Photoanalysis technology was created by using the Waterloo Image Enhancement Process in the 1980s. After further development of the imaging process with explosives producer DuPont, engineers Tom Palangio and Takis Katsabanis began selling photoanalysis software commercially. They later renamed the process WipFrag, standing for Waterloo Image Process Fragmentation

Today, photoanalysis technology has evolved into stabilized and portable systems that can automatically capture and analyze results instantly. Thousands of these products are currently being used around the world to measure fragmented material.

==Photoanalysis equipment photos==

Photoanalysis Data
Stabilized Photoanalysis System
Dump Truck Analyzing System
Portable Photoanalysis System

==Fragmentation analysis==

Fragmentation analysis is becoming a popular term in mining, agricultural and forestry industries. With the majority of money in these industries directed towards the proper sizing of materials, companies are using fragmentation analysis to determine various factors within an operation.

The two main ways a company keeps track of fragmented material are through manual and automated sieving procedures. Manual sieving involves extracting a sample of material to analyze the size distribution. The results can be tabulated within two days. Automated sieving is an advanced way of sieving materials running through a process. Without having to extract the material, photoanalysis can take place, allowing for immediate results with pinpoint accuracy.
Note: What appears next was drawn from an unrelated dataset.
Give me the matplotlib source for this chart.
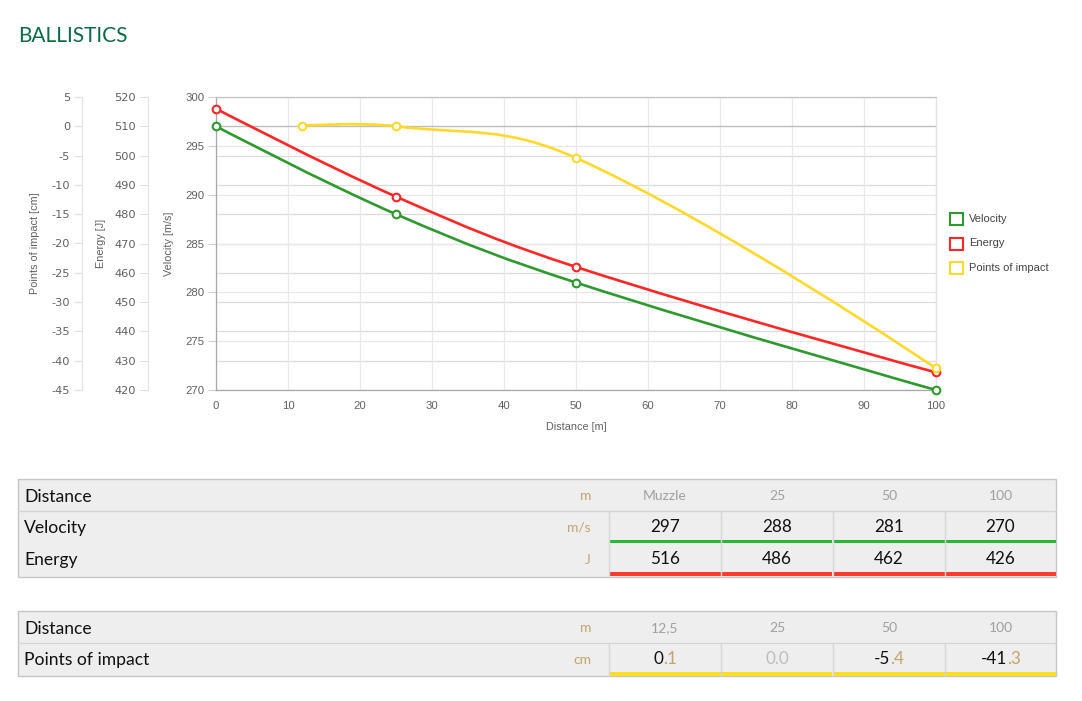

==Blast Fragmentation Software==
Operators are using fragmentation analysis to determine the effectiveness of various blasts. With automated sieving technology, workers can track the success of these blasts and receive instant results. Companies are using these results to determine what blasting method yielded the best results for their specific operation. The common variables associated with blast optimization are the provided Particle Size Distribution (PSD) from a shovel fragmentation system, geology including rock type and fracturing, and energy factor.

By using photoanalysis the fragmented materials can be monitored, offering pinpoint accuracy and allowing mine operators to make adjustments to future blasting procedures. See Optical Granulometry to view the automated sieving process.

==Pre-crushing analysis==

Maintenance costs can be significantly reduced if an operation focuses on the fragmentation of the particles passing through their process. Automated sieving systems can detect and help remove any oversize material before it enters the crusher and causes maintenance problems. It also helps determine the effectiveness of the mining process prior to crushing; the sizing of material is always a critical part of operations in the mining, forestry and agricultural industries.

Having an analysis taking place at every major point in an operation allows for the proper tracking of material being processed. Engineers can then determine what part of the process needs improving based solely on the size of material.

==Post-crushing analysis==

Measuring how effective industrial crushers are, can help save a company millions of dollars in energy costs on an annual basis. There are two components that affect a typical crusher: the size of the material inputted, and the speed at which the crusher is moving. If the user can find a perfect balance between these two components, the materials will be crushed to the right size in the shortest time possible.

Meeting the material standards set by governments and large companies can be hard. Having a post-crushing analysis taking place ensures that no oversize material gets shipped; eliminating the chance of getting fined for not meeting industry specifications.